Thank you, [ Cais ]. [Operator Instructions]

Reino Pent

analyst
#21

This is Reino Pent. Just 1 question I'm wondering about is how big of a problem are these capacity restrictions for you? So if you have like this 30% or 50% restriction, so how full are your restaurants usually? So just wondering whether this 30% or 50% is a problem or it's not.

Valentin-Ionut Budes

executive
#22

I will answer to your question. Depends. The business was calibrated for the -- all the scenario. Now with the -- once the restriction is lifted, we are prepared to increase the number of transaction that will be processed day by day. But in the same time, the number of customer is calibrated based on the restriction. Yes? Once the restaurant, it's closed for up to 3 cases per 1,000, the habitat is only takeaway and delivery allow in the restaurant. Now with 30% or 50%, the sales increase depends on the capacity. There's nothing -- in the same time, the delivery number of transaction decrease. Yes? It's not a clear answer for your question, but it's business as usual somehow, because it depends on the restriction, we calibrate the restaurants for the number of people.

Zuzanna Kurek

executive
#23

Do we have any other questions from the audience?
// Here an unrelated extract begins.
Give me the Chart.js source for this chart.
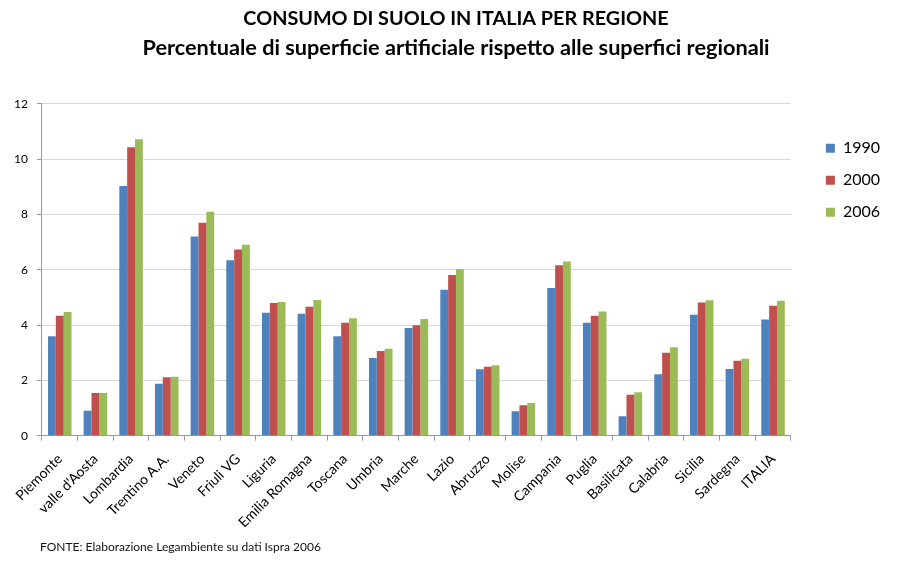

If there are no more questions, we're going to wait 2 more minutes, and then at 5:45, we're going to wrap up this call. So if you have any other remaining items that you'd like to raise or put forward, please let us know right now. If there are no more questions, we're going to wrap up this call. Thank you all so much. As always, you can reach us on Investor Relations. For -- some of you, if you would like to re-listen to this call, we're going to put it on the website. Thank you so much. We're going to hear each other again in August for the half year -- for the first half of the year results. Thank you, and have a great day.